Stage 3: Integrated AI Marketing ($10M+ revenue, 50+ employees)
At this scale, AI across multiple marketing functions creates compounding returns. Your content personalization informs your lead scoring, which informs your ad targeting, which generates data for better personalization. The flywheel effect is real—but only if the systems are properly integrated.
Recommended approach: Invest in either a platform with genuine AI across functions (and verify the AI claims) or a partner who can integrate best-of-breed AI tools into a coherent system. At this stage, the integration architecture matters as much as the individual tools.
What's often overlooked: Many companies try to jump straight to Stage 3 without having solid Stage 1 and 2 foundations. This leads to expensive AI systems sitting on top of messy data and broken processes—garbage in, confident garbage out. Earn each stage before moving to the next.

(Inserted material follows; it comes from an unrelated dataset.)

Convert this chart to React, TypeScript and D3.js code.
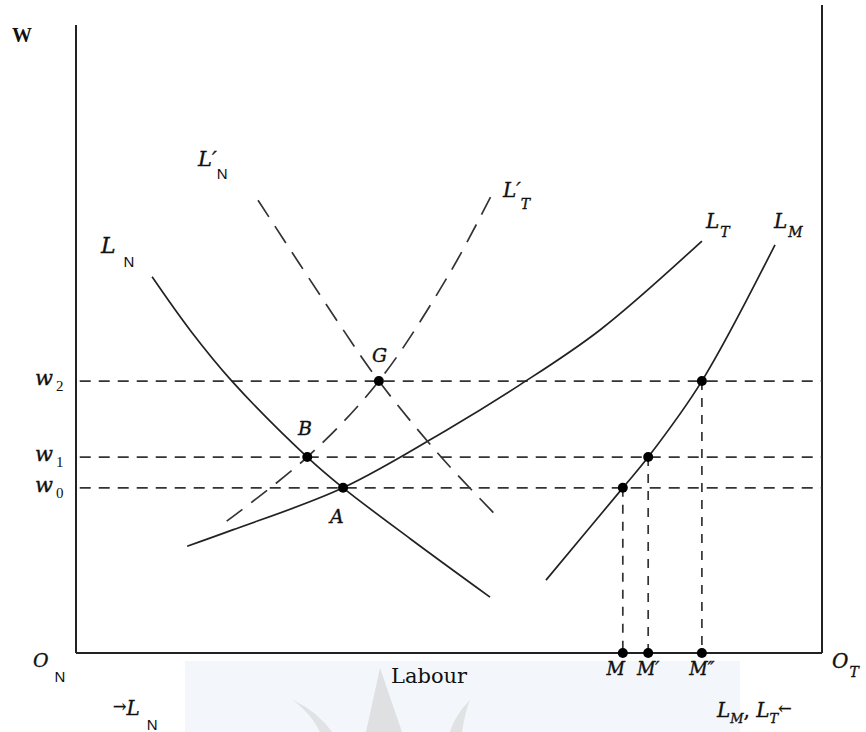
import React from 'react';
import * as d3 from 'd3';

// wage levels w0, w1, w2
const wageSubs = ['0', '1', '2'];
const wages = [26.3, 31.2, 43.3];

// equilibrium points on the left side
const pointNames = ['A', 'B', 'G'];
const pointX = [35.8, 31.0, 40.6];

// points on L_M and their feet on the horizontal axis
const mNames = ['M', 'M\u2032', 'M\u2033'];
const mX = [73.3, 76.7, 83.9];

// curves, [labour, wage]
const curveLN = [[10.2, 59.9], [15.3, 51.4], [20.9, 43.3], [31.0, 31.2], [35.8, 26.3], [44.8, 18.2], [55.5, 8.9]];
const curveLT = [[14.9, 17.0], [21.0, 19.6], [35.8, 26.3], [50.1, 35.8], [59.5, 42.7], [70.2, 51.4], [83.9, 65.6]];
const curveLM = [[63.0, 11.6], [73.3, 26.3], [76.7, 31.2], [83.9, 43.3], [93.7, 65.0]];
const curveLNp = [[24.4, 72.1], [30.0, 61.9], [35.4, 52.2], [40.6, 43.3], [48.8, 31.4], [56.0, 22.3]];
const curveLTp = [[20.2, 21.0], [31.0, 31.2], [40.6, 43.3], [50.1, 60.5], [55.9, 73.4]];

const W = 866;
const H = 732;
const serif = '"DejaVu Serif", "Liberation Serif", serif';
const times = '"Liberation Serif", "Times New Roman", serif';
const sans = '"Liberation Sans", Arial, sans-serif';
const ink = '#222';

export default function App() {
  const x = d3.scaleLinear().domain([0, 100]).range([76, 822]);
  const y = d3.scaleLinear().domain([0, 100]).range([653, 25]);

  const line = d3.line<number[]>()
    .x(d => x(d[0]))
    .y(d => y(d[1]))
    .curve(d3.curveCatmullRom.alpha(0.5));

  // slightly heavier italic, like the printed labels
  const it = { fontFamily: serif, fontStyle: 'italic', fill: '#111', stroke: '#111', strokeWidth: 0.35 } as const;
  const subN = { fontFamily: sans, fontStyle: 'normal', fontSize: 15, strokeWidth: 0 } as const;

  return (
    <svg width={W} height={H} style={{ position: 'absolute', left: 0, top: 0, background: '#fff' }}>
      {/* faint scan watermark */}
      <rect x={185} y={661} width={555} height={71} fill="#f3f7fb" />
      <path d="M293,700 Q312,715 320,732 L332,732 Q318,712 293,700 Z" fill="#d9d9d9" opacity={0.7} />
      <path d="M380,668 L366,732 L402,732 Z" fill="#d6d6d6" opacity={0.7} />
      <path d="M470,700 Q455,715 450,732 L462,732 Q465,712 470,700 Z" fill="#d9d9d9" opacity={0.7} />

      {/* frame */}
      <line x1={x(0)} x2={x(0)} y1={y(100)} y2={y(0)} stroke={ink} strokeWidth={2} />
      <line x1={x(0)} x2={x(100)} y1={y(0)} y2={y(0)} stroke={ink} strokeWidth={2} />
      <line x1={x(100)} x2={x(100)} y1={y(103.2)} y2={y(0)} stroke={ink} strokeWidth={2} />

      {/* wage lines */}
      {wages.map((w, i) => (
        <line key={'h' + i} x1={x(0.5)} x2={x(100)} y1={y(w)} y2={y(w)}
          stroke="#333" strokeWidth={1.7} strokeDasharray="11,8" />
      ))}
      {mX.map((m, i) => (
        <line key={'v' + i} x1={x(m)} x2={x(m)} y1={y(wages[i])} y2={y(0)}
          stroke="#333" strokeWidth={1.7} strokeDasharray="9,8" />
      ))}

      {/* curves */}
      <path d={line(curveLN) || ''} fill="none" stroke={ink} strokeWidth={1.7} />
      <path d={line(curveLT) || ''} fill="none" stroke={ink} strokeWidth={1.7} />
      <path d={line(curveLM) || ''} fill="none" stroke={ink} strokeWidth={1.7} />
      <path d={line(curveLNp) || ''} fill="none" stroke="#333" strokeWidth={1.7} strokeDasharray="20,11" />
      <path d={line(curveLTp) || ''} fill="none" stroke="#333" strokeWidth={1.7} strokeDasharray="20,11" />

      {/* dots */}
      {pointX.map((p, i) => (
        <circle key={'p' + i} cx={x(p)} cy={y(wages[i])} r={5} fill="#000" />
      ))}
      {mX.map((m, i) => (
        <g key={'m' + i}>
          <circle cx={x(m)} cy={y(wages[i])} r={5} fill="#000" />
          <circle cx={x(m)} cy={y(0)} r={5} fill="#000" />
        </g>
      ))}

      {/* axis labels */}
      <text x={12} y={42} fontFamily={times} fontWeight="bold" fontSize={20} fill="#111">W</text>
      {wages.map((w, i) => (
        <text key={'wl' + i} x={35} y={y(w) + 4} {...it} fontSize={21}>
          w<tspan fontFamily={times} fontStyle="normal" fontSize={15} strokeWidth={0} dx={3} dy={6}>{wageSubs[i]}</tspan>
        </text>
      ))}
      <text x={33} y={667} {...it} fontSize={19}>
        O<tspan {...subN} dx={6} dy={15}>N</tspan>
      </text>
      <text x={832} y={668} {...it} fontSize={20}>
        O<tspan fontSize={14} dx={1} dy={9}>T</tspan>
      </text>
      <text x={391} y={683} fontFamily={serif} fontSize={21} fill="#111">Labour</text>
      <text x={113} y={715} {...it} fontSize={20}>
        <tspan fontStyle="normal" fontSize={16} dy={-3}>{'\u2192'}</tspan>
        <tspan dy={3}>L</tspan>
        <tspan {...subN} dx={7} dy={15}>N</tspan>
      </text>
      <text x={717} y={717} {...it} fontSize={20}>
        L<tspan fontSize={13} dy={6}>M</tspan>
        <tspan fontStyle="normal" dy={-6}>, </tspan>
        <tspan>L</tspan>
        <tspan fontSize={13} dy={6}>T</tspan>
        <tspan fontStyle="normal" fontSize={16} dy={-9}>{'\u2190'}</tspan>
      </text>

      {/* point labels */}
      {mNames.map((n, i) => (
        <text key={'mn' + i} x={x(mX[i]) - (i === 0 ? 7 : 0)} y={675} textAnchor="middle" {...it} fontSize={18}>{n}</text>
      ))}
      <text x={330} y={523} {...it} fontSize={19}>{pointNames[0]}</text>
      <text x={298} y={435} {...it} fontSize={19}>{pointNames[1]}</text>
      <text x={372} y={362} {...it} fontSize={19}>{pointNames[2]}</text>

      {/* curve labels */}
      <text x={101} y={253} {...it} fontSize={22}>
        L<tspan {...subN} dx={8} dy={14}>N</tspan>
      </text>
      <text x={198} y={166} {...it} fontSize={21}>
        L{'\u2032'}<tspan {...subN} dx={0} dy={13}>N</tspan>
      </text>
      <text x={503} y={197} {...it} fontSize={20}>
        L{'\u2032'}<tspan fontSize={14} dx={0} dy={12}>T</tspan>
      </text>
      <text x={706} y={228} {...it} fontSize={20}>
        L<tspan fontSize={14} dx={1} dy={9}>T</tspan>
      </text>
      <text x={774} y={228} {...it} fontSize={20}>
        L<tspan fontSize={14} dx={1} dy={9}>M</tspan>
      </text>
    </svg>
  );
}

Making the Right Investment
The difference between marketing automation and AI marketing isn't just technical—it's strategic. Automation helps you do what you already know how to do, faster. AI helps you discover what you should be doing.
Both have their place. The mistake is paying AI prices for automation capabilities—or expecting AI results from automation investments.
Before your next martech purchase, ask the hard questions. Does this actually learn and improve? Can the vendor show concrete improvement metrics over time? Is this AI-powered operation or AI-assisted setup?
The right answer depends on your stage, your data, and your goals. But the first step is always the same: understand what you're actually buying.